A contract for Difference (CFD) is a type of derivative trading that has become popular. Instead of owning the instrument of the trade, you are speculating on the price movement of a number of financial markets, such as shares, currencies, commodities, indices and bonds. There are many advantages to speculating on whether the price will rise or fall, instead of actually owning the underlying instrument and for this reason, CFD trading has become an attractive option for many people.
How CFD Trading Works
When CFD trading, you never trade in the underlying asset itself. Rather, you buy or sell a number of units of the instrument and if the price of the instrument moves in your favor, you make a profit. In the same way, for each point the price moves against you, you experience a loss. The amount you make or lose is determined by the number of CFD units you bought or sold. When trading CFDs, it’s generally possible to use one broker who will offer products in all of the major markets making it simple to trade any market that is open from a single platform. Trades are made through brokers and it is important to note that the CFD industry is not highly regulated and that you need to look into the reputation and credibility of a broker before you begin trading.

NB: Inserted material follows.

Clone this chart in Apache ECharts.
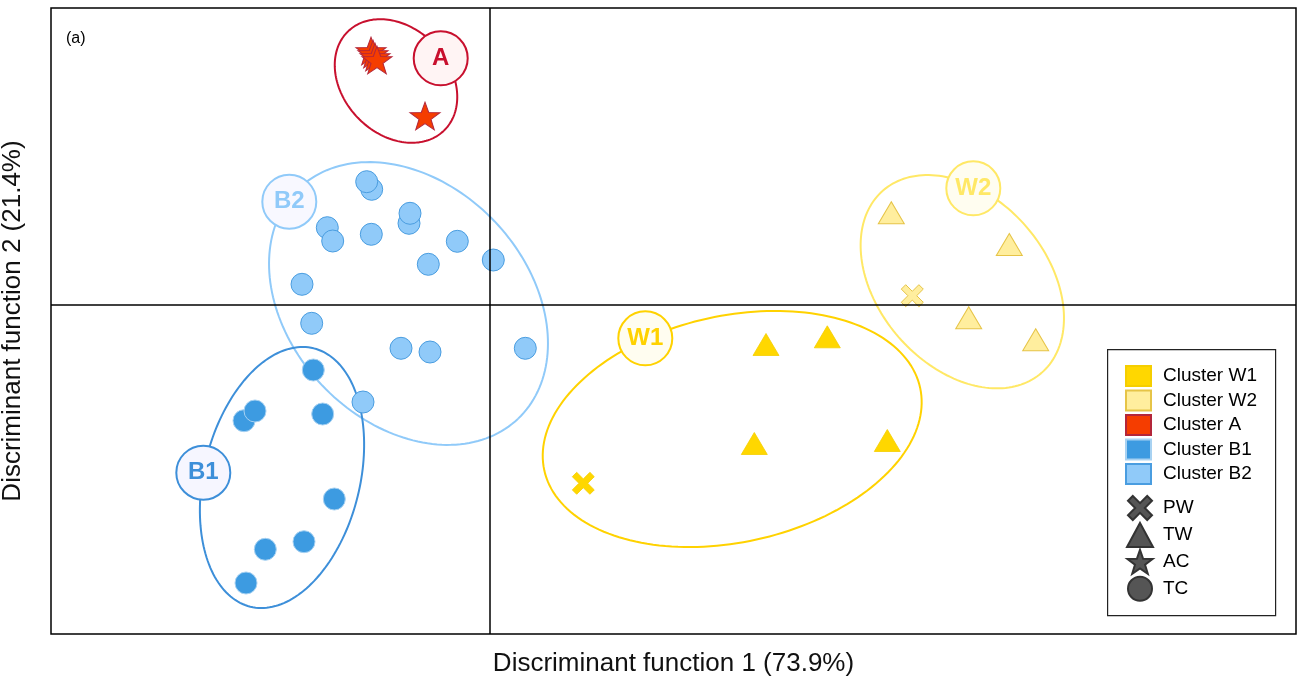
<!DOCTYPE html>
<html>
<head>
<meta charset="utf-8">
<script src="https://cdn.jsdelivr.net/npm/echarts@6/dist/echarts.min.js"></script>
<style>
html,body{margin:0;padding:0;background:#fff;}
#chart{width:1301px;height:678px;}
</style>
</head>
<body>
<div id="chart"></div>
<script>
// ---- data (x = discriminant function 1, y = discriminant function 2, shape) ----
const clusterW1 = [[2.76,-0.395,'TW'],[3.373,-0.318,'TW'],[2.643,-1.385,'TW'],[3.973,-1.355,'TW'],[0.933,-1.783,'PW']];
const clusterW2 = [[4.013,0.922,'TW'],[5.193,0.605,'TW'],[4.787,-0.128,'TW'],[5.457,-0.347,'TW'],[4.223,0.093,'PW']];
const clusterA  = [[-1.19,2.54,'AC'],[-1.17,2.51,'AC'],[-1.15,2.48,'AC'],[-1.13,2.45,'AC'],[-0.65,1.89,'AC']];
const clusterB1 = [[-1.767,-0.65,'TC'],[-2.46,-1.157,'TC'],[-2.35,-1.06,'TC'],[-1.673,-1.09,'TC'],[-1.557,-1.94,'TC'],[-1.86,-2.367,'TC'],[-2.247,-2.443,'TC'],[-2.44,-2.78,'TC']];
const clusterB2 = [[-1.183,1.157,'TC'],[-1.233,1.233,'TC'],[-1.627,0.773,'TC'],[-1.573,0.64,'TC'],[-1.187,0.707,'TC'],[-0.81,0.817,'TC'],[-0.80,0.917,'TC'],[-0.327,0.637,'TC'],[-0.617,0.407,'TC'],[0.033,0.45,'TC'],[-1.88,0.207,'TC'],[-1.783,-0.183,'TC'],[-0.89,-0.433,'TC'],[-0.60,-0.47,'TC'],[0.353,-0.433,'TC'],[-1.27,-0.97,'TC']];
// ellipses: centre x, centre y, semi-axis a, semi-axis b, rotation (deg)
const ellipseNames = ['A','B2','B1','W1','W2'];
const ellipseParams = [[-0.94,2.24,0.69,0.53,-46],[-0.815,0.015,1.59,1.19,-46.4],[-2.08,-1.725,1.33,0.78,76.2],[2.422,-1.24,1.924,1.132,12.4],[4.723,0.233,1.208,0.844,-49]];
const labelNames = ['A','B2','B1','W1','W2'];
const labelPositions = [[-0.493,2.467],[-2.007,1.033],[-2.867,-1.677],[1.553,-0.333],[4.833,1.167]];
const clusterNames = ['Cluster W1','Cluster W2','Cluster A','Cluster B1','Cluster B2'];
const shapeNames = ['PW','TW','AC','TC'];
const xTitle = 'Discriminant function 1 (73.9%)';
const yTitle = 'Discriminant function 2 (21.4%)';

// ---- styling ----
const FONT = '"Liberation Sans", Arial, sans-serif';
const STAR = 'path://M50,0 L61.76,33.82 L97.55,34.55 L69.02,56.18 L79.39,90.45 L50,70 L20.61,90.45 L30.98,56.18 L2.45,34.55 L38.24,33.82 Z';
const CROSS = 'path://M2,0 L5,3 L8,0 L10,2 L7,5 L10,8 L8,10 L5,7 L2,10 L0,8 L3,5 L0,2 Z';
const SHAPES = {
  PW: {symbol: CROSS, size: [22,22]},
  TW: {symbol: 'triangle', size: [26,22]},
  AC: {symbol: STAR, size: [30,29]},
  TC: {symbol: 'circle', size: 22}
};
const CLUSTER_STYLE = {
  'Cluster W1': {color:'#FFD700', borderColor:'#F5CE00', borderWidth:0.8, opacity:1},
  'Cluster W2': {color:'#FFEE9E', borderColor:'#E6C447', borderWidth:1, opacity:1},
  'Cluster A':  {color:'#F53D00', borderColor:'#B3263A', borderWidth:1, opacity:1},
  'Cluster B1': {color:'#3D9BE1', borderColor:'#A8D2F2', borderWidth:1, opacity:1},
  'Cluster B2': {color:'#90CAF9', borderColor:'#4A9DE0', borderWidth:1, opacity:1}
};
const ELLIPSE_COLOR = {A:'#C8102E', B2:'#90CAF9', B1:'#3D8FD9', W1:'#FFD200', W2:'#FFE866'};
const LABEL_STYLE = {
  A:  {fill:'#FFF4F4', stroke:'#C8102E', text:'#C8102E'},
  B2: {fill:'#F8F8FF', stroke:'#90CAF9', text:'#90CAF9'},
  B1: {fill:'#F6F6FF', stroke:'#3D8FD9', text:'#3D8FD9'},
  W1: {fill:'#FFFDF0', stroke:'#FFD200', text:'#FFD200'},
  W2: {fill:'#FFFDF0', stroke:'#FFE866', text:'#FFE866'}
};
const SHAPE_COLOR = {color:'#555555', borderColor:'#333333', borderWidth:1, opacity:1};

const chart = echarts.init(document.getElementById('chart'), null, {renderer:'canvas'});

const clusterData = {'Cluster W1':clusterW1,'Cluster W2':clusterW2,'Cluster A':clusterA,'Cluster B1':clusterB1,'Cluster B2':clusterB2};
const drawOrder = ['Cluster B1','Cluster B2','Cluster A','Cluster W1','Cluster W2'];

const series = [];
// zero lines
series.push({
  name:'zero', type:'scatter', data:[], z:1, silent:true,
  markLine:{silent:true, symbol:'none', label:{show:false}, animation:false,
    lineStyle:{color:'#000', width:1.5, type:'solid', opacity:1},
    data:[{xAxis:0},{yAxis:0}]}
});
// ellipses
series.push({
  name:'ellipses', type:'custom', z:2, silent:true,
  data: ellipseParams,
  renderItem: function(params, api){
    const cx = api.value(0), cy = api.value(1), a = api.value(2), b = api.value(3);
    const ang = api.value(4) * Math.PI / 180;
    const pts = [];
    for (let i = 0; i <= 180; i++) {
      const t = i / 180 * 2 * Math.PI;
      const x = cx + a*Math.cos(t)*Math.cos(ang) - b*Math.sin(t)*Math.sin(ang);
      const y = cy + a*Math.cos(t)*Math.sin(ang) + b*Math.sin(t)*Math.cos(ang);
      pts.push(api.coord([x, y]));
    }
    return {type:'polyline', shape:{points:pts}, style:{fill:null, stroke:ELLIPSE_COLOR[ellipseNames[params.dataIndex]], lineWidth:2}};
  }
});
// points
drawOrder.forEach(function(name){
  series.push({
    name:name, type:'scatter', z:4,
    data: clusterData[name],
    symbol: function(v){ return SHAPES[v[2]].symbol; },
    symbolSize: function(v){ return SHAPES[v[2]].size; },
    symbolKeepAspect: true,
    itemStyle: CLUSTER_STYLE[name],
    emphasis:{disabled:true}
  });
});
// shape-only legend series
shapeNames.forEach(function(s){
  series.push({name:s, type:'scatter', data:[], symbol:SHAPES[s].symbol, symbolKeepAspect:true, itemStyle:SHAPE_COLOR});
});
// cluster label bubbles
series.push({
  name:'labels', type:'scatter', z:5, silent:true,
  symbol:'circle', symbolSize:54,
  data: labelPositions.map(function(p,i){
    const st = LABEL_STYLE[labelNames[i]];
    return {value:p, name:labelNames[i],
      itemStyle:{color:st.fill, borderColor:st.stroke, borderWidth:2, opacity:1},
      label:{show:true, position:'inside', formatter:labelNames[i], color:st.text, fontSize:24, fontWeight:'bold', fontFamily:FONT}};
  })
});

const option = {
  animation:false,
  backgroundColor:'#fff',
  grid:{left:51, right:5, top:8, bottom:44, outerBoundsMode:'none', containLabel:false, show:true, borderColor:'#000', borderWidth:1.5, backgroundColor:'transparent'},
  xAxis:{type:'value', min:-4.39, max:8.06, axisLine:{show:false}, axisTick:{show:false}, axisLabel:{show:false}, splitLine:{show:false},
    name:xTitle, nameLocation:'middle', nameGap:17, nameTextStyle:{fontSize:26, color:'#111', fontFamily:FONT, verticalAlign:'top'}},
  yAxis:{type:'value', min:-3.29, max:2.97, axisLine:{show:false}, axisTick:{show:false}, axisLabel:{show:false}, splitLine:{show:false},
    name:yTitle, nameLocation:'middle', nameGap:25, nameTextStyle:{fontSize:26, color:'#111', fontFamily:FONT}},
  legend:[
    {data:clusterNames, orient:'vertical', left:1125, top:365, padding:0, itemWidth:25, itemHeight:20, itemGap:2.5, icon:'rect',
     selectedMode:false, z:100, textStyle:{fontSize:19, lineHeight:20, color:'#000', fontFamily:FONT, padding:[0,0,0,7]}},
    {data:[{name:'PW', icon:CROSS},{name:'TW', icon:'triangle'},{name:'AC', icon:STAR},{name:'TC', icon:'circle'}],
     orient:'vertical', left:1126, top:495, padding:0, itemWidth:26, itemHeight:24, itemGap:0.9,
     selectedMode:false, z:100, textStyle:{fontSize:19, lineHeight:20, color:'#000', fontFamily:FONT, padding:[0,0,0,5]}}
  ],
  graphic:[
    {type:'rect', left:1107, top:349, z:50, shape:{width:168, height:266}, style:{fill:'#fff', stroke:'#222', lineWidth:1.2}},
    {type:'text', left:66, top:31, z:50, style:{text:'(a)', fontSize:16, fill:'#000', fontFamily:FONT}}
  ],
  series: series
};
chart.setOption(option);
</script>
</body>
</html>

Understanding Leverage and CFD Trading
One of the factors that make CFDs attractive is that they are a leveraged product. Also called trading on margin, this means that you only need to have a small amount of capital to open a position. This can lead to much greater returns, although on the flip side, losses can be greater as well.
Hedging Your Portfolio
Some people use CFD trading as a way to hedge their physical portfolio. In other words, if you have a portfolio with physical shares and it looks like they will lose value over the short term, you can hedge your shares by using CFDs. If you short sell the same shares as CFDs, you can make some profit in the short term as a way of offsetting your losses from your portfolio.
Understanding the Spread
There are commonly no fees for trading a CFD, meaning that often brokers will not charge a fee or commission for you to enter or exit a trade, but, as the trader, you will need to pay the spread. In other words, to buy you will need to pay the ask price and to sell you will need to pay the bid price. This spread can be small or large. It is important to understand this because it means that if you would have profited from small moves, the spread may eliminate your profit.
The Final Say
There are many advantages to CFD trading that have made it an attractive option and alternative for many people. However, it is important to understand how it works so you’re aware of its disadvantages as well before you begin trading.